I was out and toweling off when Iago walked up the walkway from the parking lot. He bought the efficiency unit next to me a couple months ago when The Kiwi moved out for digs closer to his embassy in the District. There was something about a failed relationship with the personal trainer, who lived next to me on the fifth floor, and it was a bit of a relief, frankly, since the New Zealanders partied loud and hard in the Spring when the windows were open and made me an unwilling party to their merriment.

Iago is a quiet man, and a busy one. He was coming back from Gold's Gym, which he visits religiously. He takes dance and prepares for it with yoga. If he is wearing shorts and a wife-beater shirt, he could extend one leg and grasp it in his palm adjacent to his serene smile, and the muscles under the new ink of his wolf tattoo would flex smoothly, perfectly in balance, defying gravity.

Iago wouldn't do that at the Senate, where he works for an influential Senator. He is one of those scary-smart young people who actually do the people's work up there, brokering compromise and generating point papers. I like to quiz him on the issues of the day. Terrorism, of course, since he is a man who lives his beliefs and takes public transit from Big Pink down to Capitol Hill.

After the Madrid bombings I eschewed the Metro. I made exceptions for non-rush hours travel, but as a general rule, I prefer to die in the safety and comfort of my own vehicle. Iago is more of a fatalist in his approach, and trusts in a higher power to intervene. The second wave of bombings in London did not dissuade him, nor did the bombings at Sharm el Sheikh on the Red Sea . Big Pink could be as likely a target, since the murderous bastards have now made a specialty in slaughtering the non-combatants in the most accessible places. We have no Jersey barriers of adamant concrete, as they do downtown.

Something will happen here, sure enough, but that is not the issue of the moment. I asked Iago if they had got the nomination to the Supreme Court all squared away, since everyone is buzzing about Judge Roberts. I saw in the paper they were attacking his wife, as if she was going to be some sort of Clintonesque two-fer on the high bench.

Iago gave me his Cheshire Cat smile. “No,” he said. “There is much less excitement than you would think. When you get five point papers delivered within a half hour of the first leak of his name, you can rest assured that there are other people who are much more excited than we are.”

“So the public fight is a bigger deal than it is in the Senate?” I asked. “There seems to be a lot at stake for all sides.”

“This may be one of those things in which we have much more insight than the interest groups. My Senator is a Democrat, as you know. But when I worked for the Attorney General, we hired Roberts to argue a case for us. We were universally impressed with his rectitude and his intellect.”

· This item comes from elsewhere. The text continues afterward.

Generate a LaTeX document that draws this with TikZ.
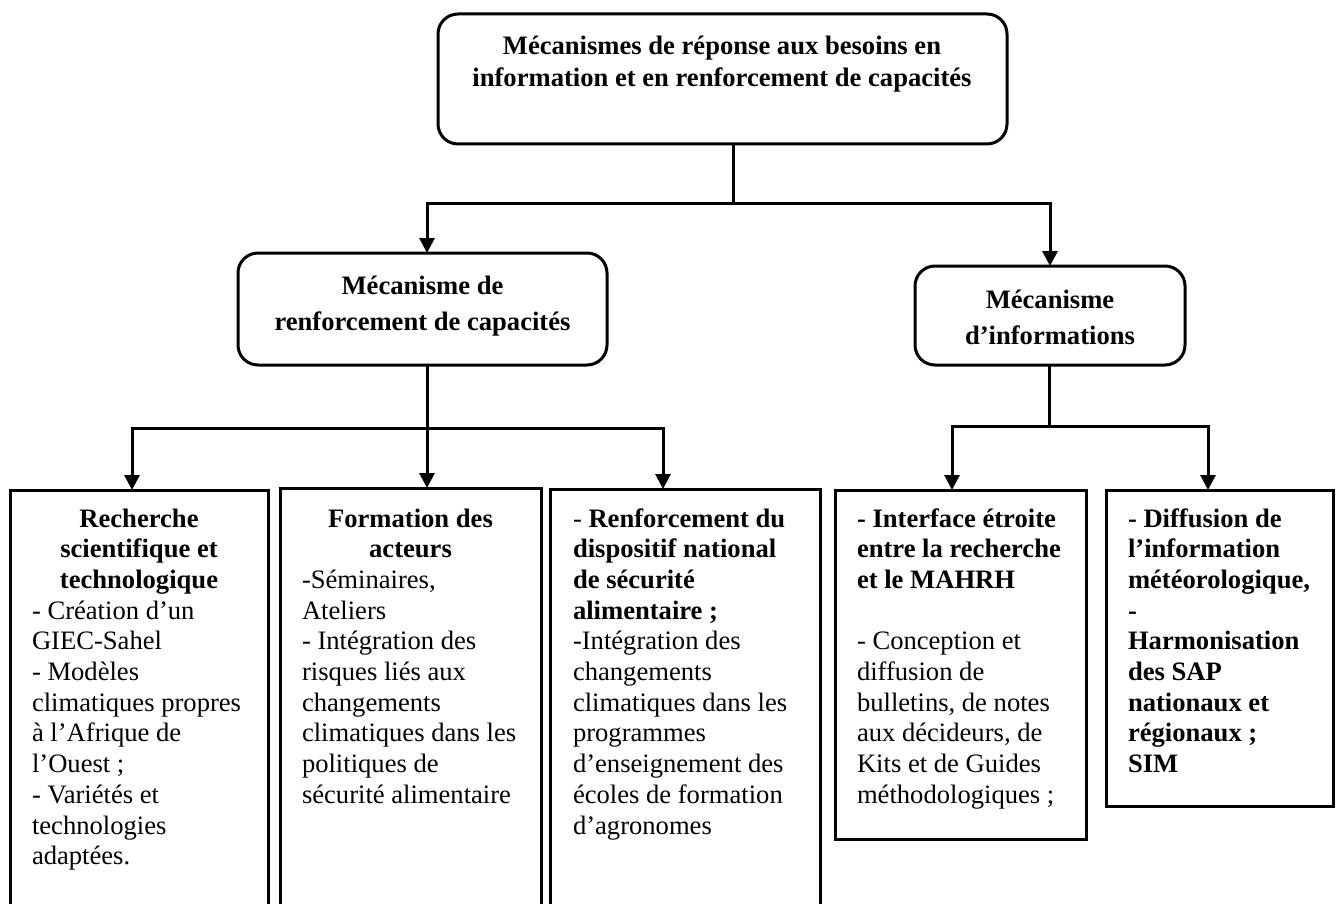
\documentclass[tikz,border=0pt]{standalone}
\usepackage{fontspec}
\setmainfont{Liberation Serif}
\usetikzlibrary{arrows.meta,calc}

\begin{document}
\begin{tikzpicture}[x=1pt,y=-1pt,
  every node/.style={inner sep=0pt, outer sep=0pt},
  roundbox/.style={draw, line width=3pt, rounded corners=20pt, anchor=north west},
  sqbox/.style={draw, line width=3pt, anchor=north west},
  bodytext/.style={font=\fontsize{26.6}{30.7}\selectfont, align=flush left, anchor=base west, text width=240pt},
  boxhead/.style={font=\fontsize{26.6}{30.7}\selectfont\bfseries, align=flush center, anchor=base, text width=240pt},
  toptext/.style={font=\fontsize{26.6}{32}\selectfont\bfseries, align=flush center, anchor=base, text width=560pt},
  midtext/.style={font=\fontsize{26.6}{36}\selectfont\bfseries, align=flush center, anchor=base, text width=360pt},
  conn/.style={line width=3pt},
  arr/.style={line width=3pt, -{Triangle[length=15pt,width=15pt]}},
]
\useasboundingbox (0,0) rectangle (1338,904);
\clip (0,0) rectangle (1338,904);

% top level
\node[roundbox, minimum width=569pt, minimum height=130pt] (top) at (438,14) {};
\node[toptext] (toptxt) at (722,55)
  {Mécanismes de réponse aux besoins en\\information et en renforcement de capacités};

% second level
\node[roundbox, minimum width=369pt, minimum height=112pt] (cap) at (238,253) {};
\node[midtext] (captxt) at (422.5,294) {Mécanisme de\\renforcement de capacités};
\node[roundbox, minimum width=270pt, minimum height=99pt] (info) at (915,266) {};
\node[midtext, text width=260pt] (infotxt) at (1050,308) {Mécanisme\\d’informations};

% third level
\node[sqbox, minimum width=258pt, minimum height=430pt] (b1) at (10,490) {};
\node[boxhead] (b1h) at (139,527) {Recherche\\scientifique et\\technologique};
\node[bodytext] (b1t) at (32,619.1)
  {- Création d’un\\GIEC-Sahel\\- Modèles\\climatiques propres\\à l’Afrique de\\%
   l’Ouest ;\\- Variétés et\\technologies\\adaptées.};

\node[sqbox, minimum width=261pt, minimum height=432pt] (b2) at (280,488) {};
\node[boxhead] (b2h) at (410.5,527) {Formation des\\acteurs};
\node[bodytext] (b2t) at (302,588.4)
  {-Séminaires,\\Ateliers\\- Intégration des\\risques liés aux\\changements\\%
   climatiques dans les\\politiques de\\sécurité alimentaire};

\node[sqbox, minimum width=270pt, minimum height=431pt] (b3) at (550,489) {};
\node[bodytext] (b3t) at (573,527)
  {- \textbf{Renforcement du}\\\textbf{dispositif national}\\\textbf{de sécurité}\\%
   \textbf{alimentaire ;}\\-Intégration des\\changements\\climatiques dans les\\%
   programmes\\d’enseignement des\\écoles de formation\\d’agronomes};

\node[sqbox, minimum width=251pt, minimum height=349pt] (b4) at (835,490) {};
\node[bodytext] (b4t) at (857,527)
  {\textbf{- Interface étroite}\\\textbf{entre la recherche}\\\textbf{et le MAHRH}\\[30.7pt]%
   - Conception et\\diffusion de\\bulletins, de notes\\aux décideurs, de\\%
   Kits et de Guides\\méthodologiques ;};

\node[sqbox, minimum width=227pt, minimum height=316pt] (b5) at (1106,490) {};
\node[bodytext, text width=210pt] (b5t) at (1128,527)
  {\bfseries - Diffusion de\\l’information\\météorologique,\\-\\Harmonisation\\%
   des SAP\\nationaux et\\régionaux ;\\SIM};

% connectors
\coordinate (busA) at (733,204);
\draw[conn] (top.south -| busA) -- (busA);
\draw[arr] (busA) -| ([xshift=4.5pt]cap.north);
\draw[arr] (busA) -| (info.north);

\coordinate (busB) at (427,428);
\draw[conn] (cap.south -| busB) -- (busB);
\draw[arr] (busB) -| ([xshift=-7pt]b1.north);
\draw[arr] (busB) -- (b2.north -| busB);
\draw[arr] (busB) -| ([xshift=-22pt]b3.north);

\coordinate (busC) at (1049,426);
\draw[conn] (info.south -| busC) -- (busC);
\draw[arr] (busC) -| ([xshift=-8.5pt]b4.north);
\draw[arr] (busC) -| ([xshift=-11.5pt]b5.north);
\end{tikzpicture}
\end{document}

“Did you sense any partisan agenda?” I asked.

Iago shook his head and shifted his gym bag. “I did not. Only a man with an outstanding legal mind and an unwavering moral compass. He is a devout Catholic, but that has never determined the outcome of a case before it was argued. You can't say that about Clarence Thomas, or Scalia. Thomas is a second-rate mind, and Scalia is a very smart one who lacks the compass.”

“I heard both of them take desired outcomes and fit the precedence to make it happen. Scalia is a little more artful about it. O'Conner was a little like that, too.”

“Having worked around him, I do not think that Judge Roberts has that temperament. I think he is absolutely inviolate in his legal reasoning, regardless of his faith.”

I frowned, grappling with the process. “So, as a Democrat, you are telling me that Roberts could be one of the great ones? A fine legal mind tempered by devotion to some higher truth?”

“I'm afraid so. We don't know what he will do on the Supreme Court, but as of the moment, I do not see anything that will derail the nomination, for good or for ill. Chairman Specter said confirmation hearings will be full, fair and complete. Which to me means an anti-climax unless someone finds a smoking gun.”

“That doesn't seem likely, given the impeccable credentials and short public record on the appeals bench. Sounds like this will happen as sure as gravity.”

“Probably,” said Iago. “That is the way I see it now, anyway.”

“I guess we have to hope that gravity is our friend, then.”

“It is at least inexorable in its attraction.” He turned to go as the breeze made the green leaves dance, momentarily defying the pull of the earth.